Ad Astra argues that, because the letters no longer exist, "the only reasonable inference is that these acts or failure were done in bad faith." (ECF No. 91, at 6-7.) This approach would essentially render the bad faith requirement superfluous because spoliation would always also result in a finding of bad faith—presuming an evil motive simply because documents no longer exist and making no distinction between negligent acts versus intentional ones. Ultimately, it is Ad Astra's burden to show that Lexington Law acted in bad faith, and Ad Astra has not met that burden based on the current record. Ad Astra has not presented any record from which the court could find that Lexington Law failed to preserve the credit dispute letters in order to deprive Ad Astra of evidence rather than because Lexington Law was simply sloppy or negligent in failing to suspend its routine document destruction and retention policies. See, e.g., Lincoln v. State Farm Fire & Cas. Ins. Co., No. CV 18-652 MV/LF, 2020 WL 495373, at *2 (D.N.M. Jan. 30, 2020) (declining to find bad faith where the movant contended the destruction "appears intentional" but failed to present any evidence of willful destruction); cf. In re Krause, 367 B.R. 740, 767 (Bankr. D. Kan. 2007) (relying on a developed record to find bad faith, including evidence that a party installed a software-wiping program after litigation began), aff'd, No. 08-1132, 2009 WL 5064348 (D. Kan. Dec. 16, 2009), aff'd, 637 F.3d 1160 (10th Cir. 2011). To be clear, the court is not finding that Lexington Law necessarily acted in good faith or that its spoliation was merely negligent. After all, Lexington Law is a law firm that should have known of its obligation to preserve relevant documents, and the court is troubled that Lexington Law did not uphold that duty. Nonetheless, the record presently before the court is insufficient for the court to find that Lexington Law acted in bad faith. For that reason, the court declines to order an adverse-inference jury instruction.
The court also denies Ad Astra's request for monetary sanctions because Ad Astra has not articulated any way in which the monetary sanctions it seeks is tailored to cure the prejudice. This is therefore not an appropriate sanction based on the current record.
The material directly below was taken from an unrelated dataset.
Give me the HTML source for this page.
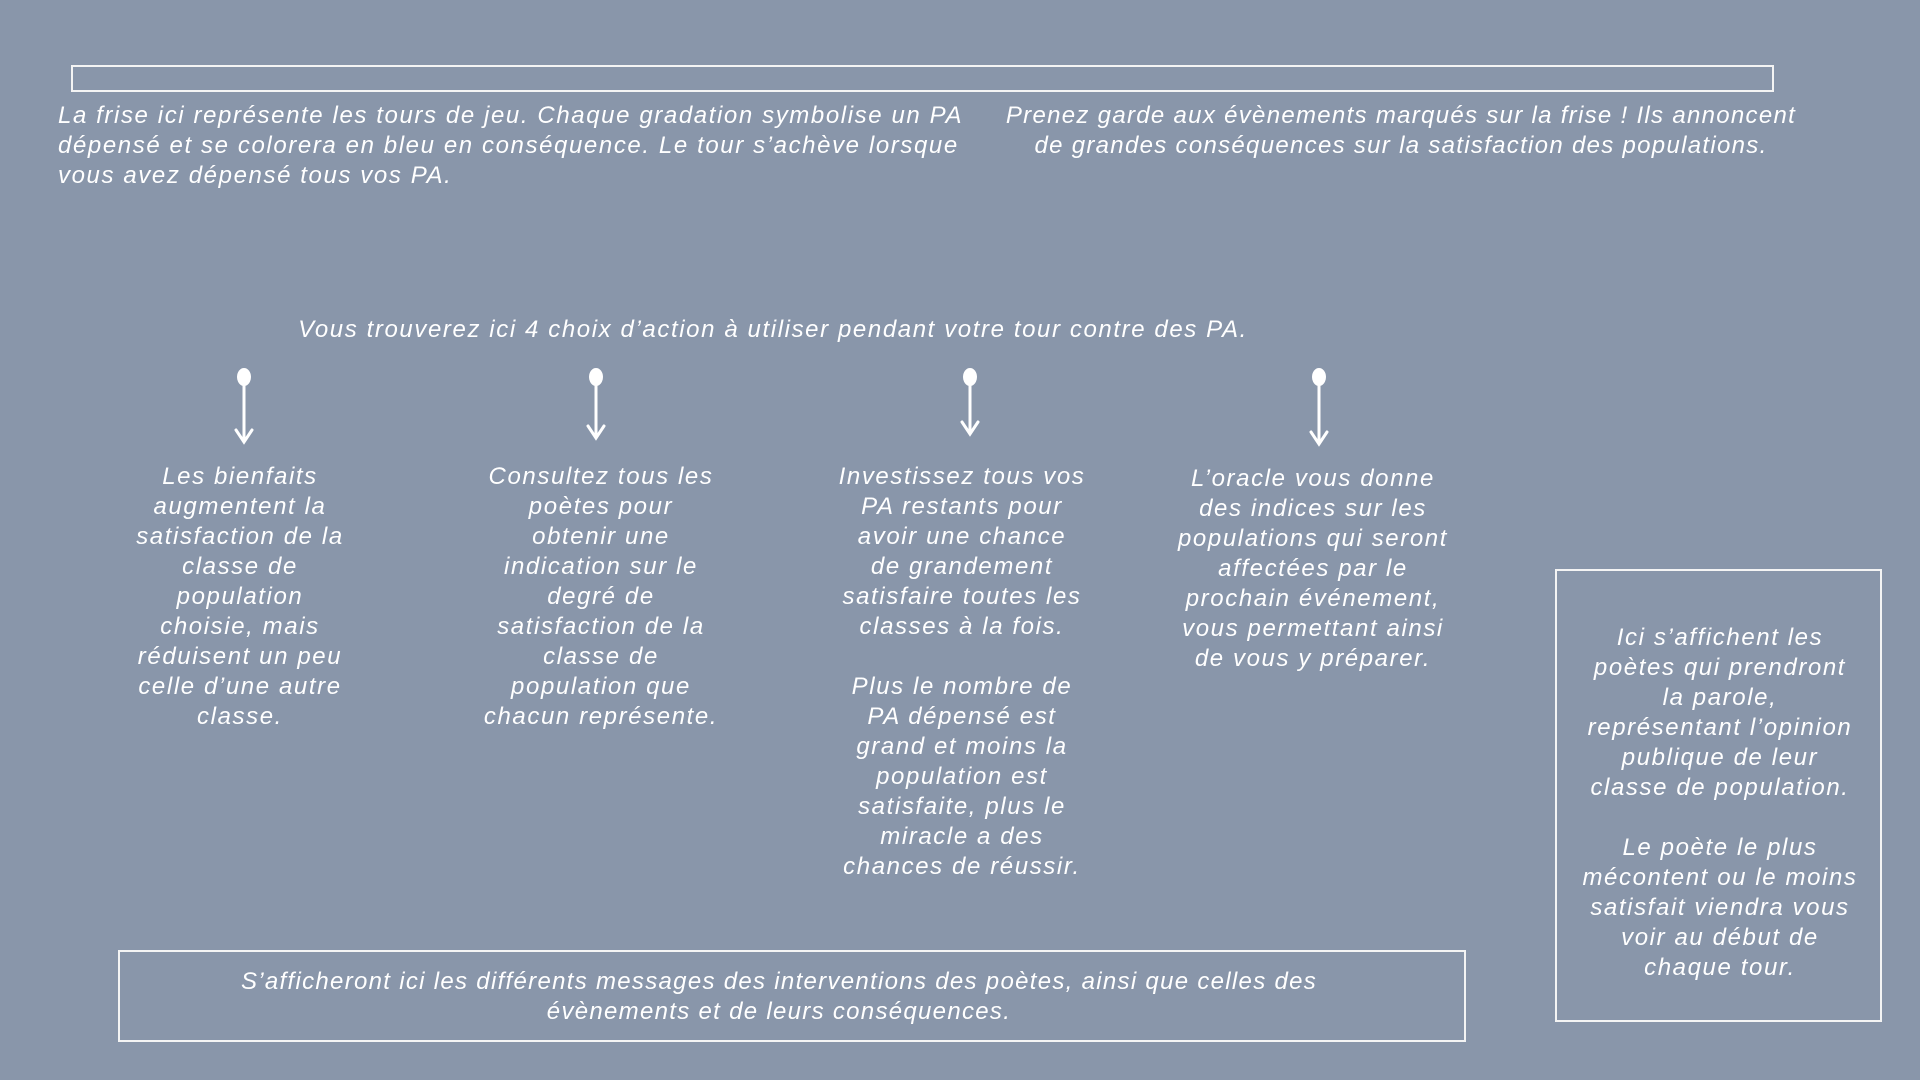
<!DOCTYPE html>
<html><head><meta charset="utf-8"><style>
body{margin:0;width:1920px;height:1080px;background:#8996aa;overflow:hidden;position:relative;font-family:"Liberation Sans",sans-serif;font-style:italic;color:#fff;}
.t{position:absolute;font-size:24px;line-height:30px;white-space:pre;letter-spacing:1.6px;}
.c{text-align:center;transform:translateX(-50%);}
.box{position:absolute;border:2px solid #f4f4f4;box-sizing:border-box;}
svg{position:absolute;left:0;top:0;}
</style></head><body>
<div class="box" style="left:71px;top:65px;width:1703px;height:27px;"></div>
<div class="t" style="left:58px;top:101px;">La frise ici représente les tours de jeu. Chaque gradation symbolise un PA
dépensé et se colorera en bleu en conséquence. Le tour s’achève lorsque
vous avez dépensé tous vos PA.</div>
<div class="t c" style="left:1401px;top:101px;letter-spacing:1.3px;">Prenez garde aux évènements marqués sur la frise ! Ils annoncent
de grandes conséquences sur la satisfaction des populations.</div>
<div class="t c" style="left:773px;top:315px;">Vous trouverez ici 4 choix d’action à utiliser pendant votre tour contre des PA.</div>
<svg width="1920" height="1080">
<g stroke="#fff" stroke-width="3" fill="none" stroke-linecap="round">
<path d="M244 378V440M236 430L244 442L252 430"/>
<path d="M596 378V436M588 426L596 438L604 426"/>
<path d="M970 378V432M962 422L970 434L978 422"/>
<path d="M1319 378V442M1311 432L1319 444L1327 432"/>
</g>
<g fill="#fff"><ellipse cx="244" cy="377" rx="7" ry="9"/><ellipse cx="596" cy="377" rx="7" ry="9"/><ellipse cx="970" cy="377" rx="7" ry="9"/><ellipse cx="1319" cy="377" rx="7" ry="9"/></g>
</svg>
<div class="t c" style="left:240px;top:462px;">Les bienfaits
augmentent la
satisfaction de la
classe de
population
choisie, mais
réduisent un peu
celle d’une autre
classe.</div>
<div class="t c" style="left:601px;top:462px;">Consultez tous les
poètes pour
obtenir une
indication sur le
degré de
satisfaction de la
classe de
population que
chacun représente.</div>
<div class="t c" style="left:962px;top:462px;">Investissez tous vos
PA restants pour
avoir une chance
de grandement
satisfaire toutes les
classes à la fois.

Plus le nombre de
PA dépensé est
grand et moins la
population est
satisfaite, plus le
miracle a des
chances de réussir.</div>
<div class="t c" style="left:1313px;top:464px;">L’oracle vous donne
des indices sur les
populations qui seront
affectées par le
prochain événement,
vous permettant ainsi
de vous y préparer.</div>
<div class="box" style="left:1555px;top:569px;width:327px;height:453px;"></div>
<div class="t c" style="left:1720px;top:623px;">Ici s’affichent les
poètes qui prendront
la parole,
représentant l’opinion
publique de leur
classe de population.

Le poète le plus
mécontent ou le moins
satisfait viendra vous
voir au début de
chaque tour.</div>
<div class="box" style="left:118px;top:950px;width:1348px;height:92px;"></div>
<div class="t c" style="left:779px;top:967px;letter-spacing:1.3px;">S’afficheront ici les différents messages des interventions des poètes, ainsi que celles des
évènements et de leurs conséquences.</div>
</body></html>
However, the court appreciates the possibility that Ad Astra's task of identifying and assembling the pertinent documents from its own files could prove onerous. And it may be unfair to burden Ad Astra with that task if defendants could more easily recreate those letters from their own files and thus ameliorate the prejudice to Ad Astra from the spoliation. The court will therefore deny this aspect of Ad Astra's motion without prejudice to be renewed once the parties have completed their task of pulling and identifying the relevant, spoliated documents (as discussed below).
The court also denies Ad Astra's request for attorneys' fees for briefing the current motion. Ad Astra's opening brief did not disclose that it possessed copies of the dispute letters, which resulted in the need for supplemental briefing when that fact came to light through discovery. Ad Astra also overshot the mark both in terms the scope of documents it contends were spoliated and the scope of resulting prejudice. So, although the court is granting some form of sanctions, it would be unfair to award Ad Astra attorneys' fees on a motion where the court does not agree with many of Ad Astra's key arguments and is granting Ad Astra only a portion of the relief it seeks.
Although the undersigned declines to impose Ad Astra's proposed sanctions, spoliation sanctions are warranted because Ad Astra has shown that Lexington Law failed to preserve relevant evidence after litigation commenced and that Ad Astra was prejudiced by the spoliation. The court cannot find that Lexington Law's actions amounted to bad faith based on the current record. However, the law firm's apparent failure to implement an effective litigation hold and its failure to accept responsibility for the spoliation
Where a party fails to comply with an order compelling discovery, the court may direct that the matters embraced in the order or other designated facts be taken as established for purposes of the action. FED. R. CIV. P. 37(b)(2)(A)(i). The court finds that to be the most appropriate sanction here. The following will be deemed established for all purposes in this litigation:
The justifications for findings (1) and (2) are discussed in Section III above. Finding (3) is warranted because that is the gist of Lexington Law's argument regarding a lack of prejudice— that is, that there is no harm to Ad Astra because Ad Astra has copies of the letters in its own files. Defendants' lack-of-prejudice argument effectively admits that such a finding is tailored to remedy the prejudice to Ad Astra, as discussed in Section IV above.
Based on information available to both sides, it appears that the parties should be able to identify the letters involved and reach a stipulation as to which letters Lexington Law sent to Ad Astra after May 21, 2018. If the parties disagree about particular letters, the undersigned will hold an evidentiary hearing and make findings as to which letters the court deems sent by Lexington Law. If this case proceeds to trial, the parties must work together to draft an appropriate jury instruction on the matter. This jury instruction is distinguishable from an adverse-inference jury instruction in that it need not inform the jury about the spoliation of evidence and need not instruct the jury to infer anything.
In sum, Ad Astra's motion for spoliation sanctions is granted insofar as the court deems it established for all purposes in this litigation that Lexington Law had a duty to preserve credit dispute letters that it sent to Ad Astra on or after May 21, 2018; that Lexington Law did not comply with that duty; and that certain credit dispute letters in Ad Astra's files thereafter (to be determined, as discussed above) were generated by and sent from Lexington Law. The motion is denied in all other respects. As to Ad Astra's request for monetary sanctions, the motion is denied without prejudice.